▸ Task requirements: Can you transcribe every line exactly and leave the pictures behind?

▸ Material:
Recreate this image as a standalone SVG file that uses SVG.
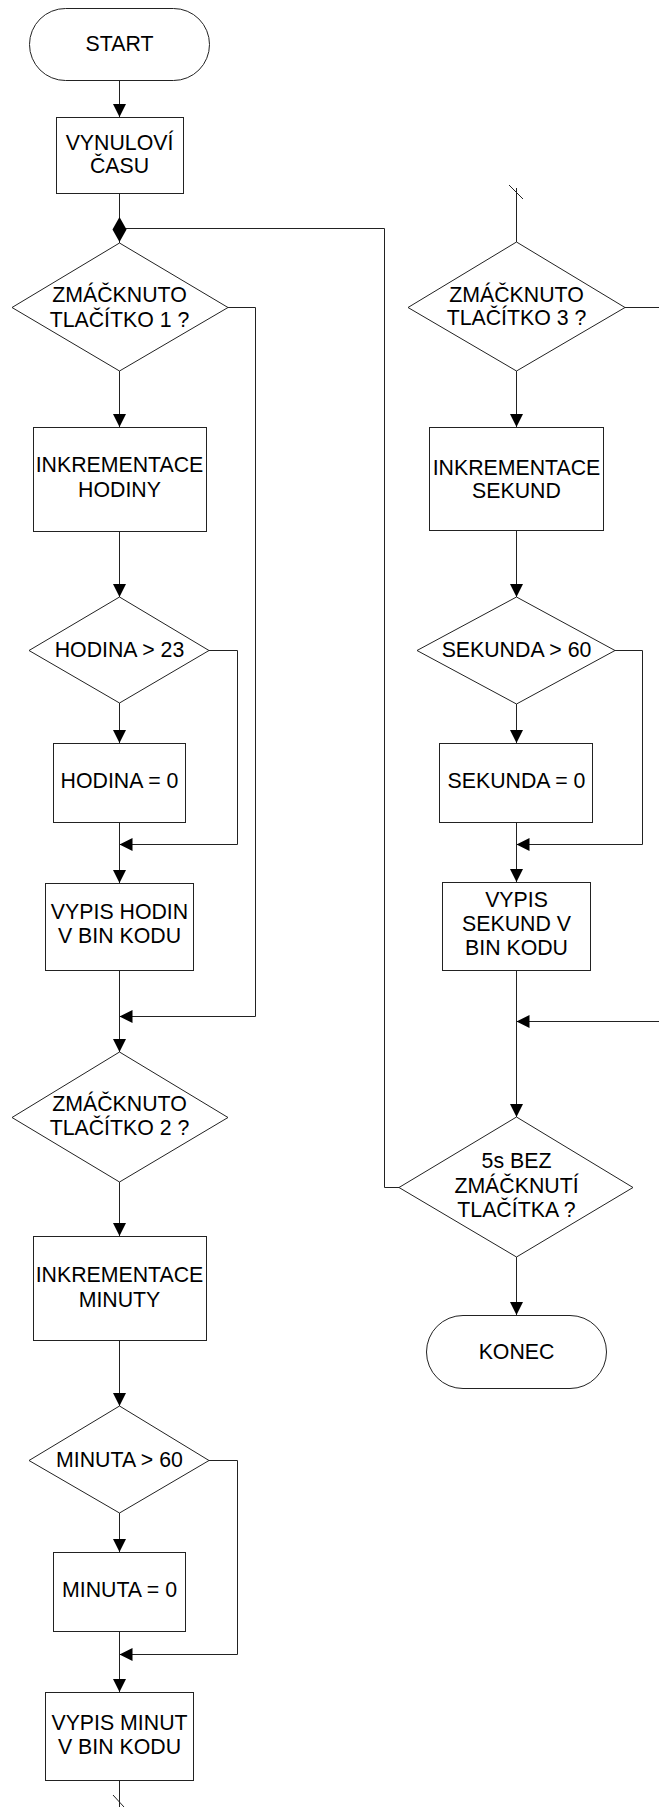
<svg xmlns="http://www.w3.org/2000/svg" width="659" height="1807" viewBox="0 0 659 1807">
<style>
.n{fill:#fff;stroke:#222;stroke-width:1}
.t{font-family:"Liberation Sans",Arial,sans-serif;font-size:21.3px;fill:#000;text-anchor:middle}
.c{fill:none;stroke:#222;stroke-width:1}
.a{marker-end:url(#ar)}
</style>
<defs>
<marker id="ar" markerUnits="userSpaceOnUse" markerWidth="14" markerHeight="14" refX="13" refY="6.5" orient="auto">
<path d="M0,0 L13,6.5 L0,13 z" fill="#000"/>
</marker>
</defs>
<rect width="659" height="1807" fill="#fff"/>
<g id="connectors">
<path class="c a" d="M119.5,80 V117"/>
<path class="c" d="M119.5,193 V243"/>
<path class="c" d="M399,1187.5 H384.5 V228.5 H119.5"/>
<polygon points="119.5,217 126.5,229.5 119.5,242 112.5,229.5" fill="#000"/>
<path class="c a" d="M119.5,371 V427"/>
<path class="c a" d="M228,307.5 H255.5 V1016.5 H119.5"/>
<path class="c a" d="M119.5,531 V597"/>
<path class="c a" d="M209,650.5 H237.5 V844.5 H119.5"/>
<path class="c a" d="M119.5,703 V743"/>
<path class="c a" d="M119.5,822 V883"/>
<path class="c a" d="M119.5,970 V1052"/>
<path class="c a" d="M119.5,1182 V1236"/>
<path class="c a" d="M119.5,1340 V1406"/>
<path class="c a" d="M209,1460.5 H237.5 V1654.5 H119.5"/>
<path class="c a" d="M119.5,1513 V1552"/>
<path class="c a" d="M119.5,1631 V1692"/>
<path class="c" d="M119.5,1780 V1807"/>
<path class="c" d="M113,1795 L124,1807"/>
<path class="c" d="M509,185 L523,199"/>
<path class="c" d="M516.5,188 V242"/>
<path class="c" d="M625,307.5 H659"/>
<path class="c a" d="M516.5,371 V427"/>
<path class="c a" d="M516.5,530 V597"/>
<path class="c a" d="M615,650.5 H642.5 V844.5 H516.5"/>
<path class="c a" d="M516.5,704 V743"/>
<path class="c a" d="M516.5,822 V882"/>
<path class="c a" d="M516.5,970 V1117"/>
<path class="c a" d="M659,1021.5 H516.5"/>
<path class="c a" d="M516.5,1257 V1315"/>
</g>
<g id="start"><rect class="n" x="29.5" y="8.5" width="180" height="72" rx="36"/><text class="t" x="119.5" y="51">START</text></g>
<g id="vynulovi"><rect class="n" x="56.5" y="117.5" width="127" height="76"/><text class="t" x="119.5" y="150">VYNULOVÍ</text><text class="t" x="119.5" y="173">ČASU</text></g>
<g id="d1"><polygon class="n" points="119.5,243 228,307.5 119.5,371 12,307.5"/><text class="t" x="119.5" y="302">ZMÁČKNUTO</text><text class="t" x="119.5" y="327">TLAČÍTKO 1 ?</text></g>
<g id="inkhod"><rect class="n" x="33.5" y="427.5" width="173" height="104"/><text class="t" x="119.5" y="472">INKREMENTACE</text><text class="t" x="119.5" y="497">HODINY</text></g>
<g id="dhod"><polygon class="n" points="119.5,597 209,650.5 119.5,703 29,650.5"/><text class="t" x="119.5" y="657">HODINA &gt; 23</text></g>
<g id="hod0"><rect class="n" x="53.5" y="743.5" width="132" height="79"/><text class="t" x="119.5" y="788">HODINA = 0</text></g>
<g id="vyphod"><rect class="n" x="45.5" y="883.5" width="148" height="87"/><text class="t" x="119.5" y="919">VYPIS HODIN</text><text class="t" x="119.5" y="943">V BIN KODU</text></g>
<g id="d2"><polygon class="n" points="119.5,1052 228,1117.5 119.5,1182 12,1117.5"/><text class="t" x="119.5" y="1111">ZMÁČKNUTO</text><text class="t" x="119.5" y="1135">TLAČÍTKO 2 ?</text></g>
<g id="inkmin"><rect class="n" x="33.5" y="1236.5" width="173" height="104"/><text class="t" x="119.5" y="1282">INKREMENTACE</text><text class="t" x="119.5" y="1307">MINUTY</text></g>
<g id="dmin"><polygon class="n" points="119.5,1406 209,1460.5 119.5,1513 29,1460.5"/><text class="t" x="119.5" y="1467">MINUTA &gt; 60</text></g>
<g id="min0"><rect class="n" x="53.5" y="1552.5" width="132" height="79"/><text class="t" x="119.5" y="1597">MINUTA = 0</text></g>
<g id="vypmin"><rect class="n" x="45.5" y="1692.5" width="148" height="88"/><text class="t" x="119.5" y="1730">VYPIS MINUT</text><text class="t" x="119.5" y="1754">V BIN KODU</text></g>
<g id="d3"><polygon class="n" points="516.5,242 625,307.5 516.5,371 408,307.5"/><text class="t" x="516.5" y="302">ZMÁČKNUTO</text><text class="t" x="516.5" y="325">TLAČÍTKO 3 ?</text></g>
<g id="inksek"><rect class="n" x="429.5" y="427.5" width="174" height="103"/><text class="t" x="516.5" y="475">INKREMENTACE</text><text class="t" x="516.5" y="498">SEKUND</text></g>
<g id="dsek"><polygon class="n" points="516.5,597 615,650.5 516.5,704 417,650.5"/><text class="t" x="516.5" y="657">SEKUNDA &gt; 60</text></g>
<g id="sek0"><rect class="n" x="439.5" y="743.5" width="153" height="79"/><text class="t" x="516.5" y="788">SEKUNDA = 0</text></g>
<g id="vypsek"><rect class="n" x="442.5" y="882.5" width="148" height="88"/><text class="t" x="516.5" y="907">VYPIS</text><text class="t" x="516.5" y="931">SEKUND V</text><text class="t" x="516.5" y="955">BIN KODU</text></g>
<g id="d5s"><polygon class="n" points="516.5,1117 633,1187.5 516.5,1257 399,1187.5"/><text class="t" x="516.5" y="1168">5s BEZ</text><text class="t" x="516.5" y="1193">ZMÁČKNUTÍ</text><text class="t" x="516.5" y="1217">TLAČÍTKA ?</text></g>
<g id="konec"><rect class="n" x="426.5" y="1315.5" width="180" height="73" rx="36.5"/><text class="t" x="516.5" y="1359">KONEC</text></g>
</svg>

▸ Written response:
Recreate this image as a standalone SVG file that uses SVG.
<svg xmlns="http://www.w3.org/2000/svg" width="659" height="1807" viewBox="0 0 659 1807">
<style>
.n{fill:#fff;stroke:#222;stroke-width:1}
.t{font-family:"Liberation Sans",Arial,sans-serif;font-size:21.3px;fill:#000;text-anchor:middle}
.c{fill:none;stroke:#222;stroke-width:1}
.a{marker-end:url(#ar)}
</style>
<defs>
<marker id="ar" markerUnits="userSpaceOnUse" markerWidth="14" markerHeight="14" refX="13" refY="6.5" orient="auto">
<path d="M0,0 L13,6.5 L0,13 z" fill="#000"/>
</marker>
</defs>
<rect width="659" height="1807" fill="#fff"/>
<g id="connectors">
<path class="c a" d="M119.5,80 V117"/>
<path class="c" d="M119.5,193 V243"/>
<path class="c" d="M399,1187.5 H384.5 V228.5 H119.5"/>
<polygon points="119.5,217 126.5,229.5 119.5,242 112.5,229.5" fill="#000"/>
<path class="c a" d="M119.5,371 V427"/>
<path class="c a" d="M228,307.5 H255.5 V1016.5 H119.5"/>
<path class="c a" d="M119.5,531 V597"/>
<path class="c a" d="M209,650.5 H237.5 V844.5 H119.5"/>
<path class="c a" d="M119.5,703 V743"/>
<path class="c a" d="M119.5,822 V883"/>
<path class="c a" d="M119.5,970 V1052"/>
<path class="c a" d="M119.5,1182 V1236"/>
<path class="c a" d="M119.5,1340 V1406"/>
<path class="c a" d="M209,1460.5 H237.5 V1654.5 H119.5"/>
<path class="c a" d="M119.5,1513 V1552"/>
<path class="c a" d="M119.5,1631 V1692"/>
<path class="c" d="M119.5,1780 V1807"/>
<path class="c" d="M113,1795 L124,1807"/>
<path class="c" d="M509,185 L523,199"/>
<path class="c" d="M516.5,188 V242"/>
<path class="c" d="M625,307.5 H659"/>
<path class="c a" d="M516.5,371 V427"/>
<path class="c a" d="M516.5,530 V597"/>
<path class="c a" d="M615,650.5 H642.5 V844.5 H516.5"/>
<path class="c a" d="M516.5,704 V743"/>
<path class="c a" d="M516.5,822 V882"/>
<path class="c a" d="M516.5,970 V1117"/>
<path class="c a" d="M659,1021.5 H516.5"/>
<path class="c a" d="M516.5,1257 V1315"/>
</g>
<g id="start"><rect class="n" x="29.5" y="8.5" width="180" height="72" rx="36"/><text class="t" x="119.5" y="51">START</text></g>
<g id="vynulovi"><rect class="n" x="56.5" y="117.5" width="127" height="76"/><text class="t" x="119.5" y="150">VYNULOVÍ</text><text class="t" x="119.5" y="173">ČASU</text></g>
<g id="d1"><polygon class="n" points="119.5,243 228,307.5 119.5,371 12,307.5"/><text class="t" x="119.5" y="302">ZMÁČKNUTO</text><text class="t" x="119.5" y="327">TLAČÍTKO 1 ?</text></g>
<g id="inkhod"><rect class="n" x="33.5" y="427.5" width="173" height="104"/><text class="t" x="119.5" y="472">INKREMENTACE</text><text class="t" x="119.5" y="497">HODINY</text></g>
<g id="dhod"><polygon class="n" points="119.5,597 209,650.5 119.5,703 29,650.5"/><text class="t" x="119.5" y="657">HODINA &gt; 23</text></g>
<g id="hod0"><rect class="n" x="53.5" y="743.5" width="132" height="79"/><text class="t" x="119.5" y="788">HODINA = 0</text></g>
<g id="vyphod"><rect class="n" x="45.5" y="883.5" width="148" height="87"/><text class="t" x="119.5" y="919">VYPIS HODIN</text><text class="t" x="119.5" y="943">V BIN KODU</text></g>
<g id="d2"><polygon class="n" points="119.5,1052 228,1117.5 119.5,1182 12,1117.5"/><text class="t" x="119.5" y="1111">ZMÁČKNUTO</text><text class="t" x="119.5" y="1135">TLAČÍTKO 2 ?</text></g>
<g id="inkmin"><rect class="n" x="33.5" y="1236.5" width="173" height="104"/><text class="t" x="119.5" y="1282">INKREMENTACE</text><text class="t" x="119.5" y="1307">MINUTY</text></g>
<g id="dmin"><polygon class="n" points="119.5,1406 209,1460.5 119.5,1513 29,1460.5"/><text class="t" x="119.5" y="1467">MINUTA &gt; 60</text></g>
<g id="min0"><rect class="n" x="53.5" y="1552.5" width="132" height="79"/><text class="t" x="119.5" y="1597">MINUTA = 0</text></g>
<g id="vypmin"><rect class="n" x="45.5" y="1692.5" width="148" height="88"/><text class="t" x="119.5" y="1730">VYPIS MINUT</text><text class="t" x="119.5" y="1754">V BIN KODU</text></g>
<g id="d3"><polygon class="n" points="516.5,242 625,307.5 516.5,371 408,307.5"/><text class="t" x="516.5" y="302">ZMÁČKNUTO</text><text class="t" x="516.5" y="325">TLAČÍTKO 3 ?</text></g>
<g id="inksek"><rect class="n" x="429.5" y="427.5" width="174" height="103"/><text class="t" x="516.5" y="475">INKREMENTACE</text><text class="t" x="516.5" y="498">SEKUND</text></g>
<g id="dsek"><polygon class="n" points="516.5,597 615,650.5 516.5,704 417,650.5"/><text class="t" x="516.5" y="657">SEKUNDA &gt; 60</text></g>
<g id="sek0"><rect class="n" x="439.5" y="743.5" width="153" height="79"/><text class="t" x="516.5" y="788">SEKUNDA = 0</text></g>
<g id="vypsek"><rect class="n" x="442.5" y="882.5" width="148" height="88"/><text class="t" x="516.5" y="907">VYPIS</text><text class="t" x="516.5" y="931">SEKUND V</text><text class="t" x="516.5" y="955">BIN KODU</text></g>
<g id="d5s"><polygon class="n" points="516.5,1117 633,1187.5 516.5,1257 399,1187.5"/><text class="t" x="516.5" y="1168">5s BEZ</text><text class="t" x="516.5" y="1193">ZMÁČKNUTÍ</text><text class="t" x="516.5" y="1217">TLAČÍTKA ?</text></g>
<g id="konec"><rect class="n" x="426.5" y="1315.5" width="180" height="73" rx="36.5"/><text class="t" x="516.5" y="1359">KONEC</text></g>
</svg>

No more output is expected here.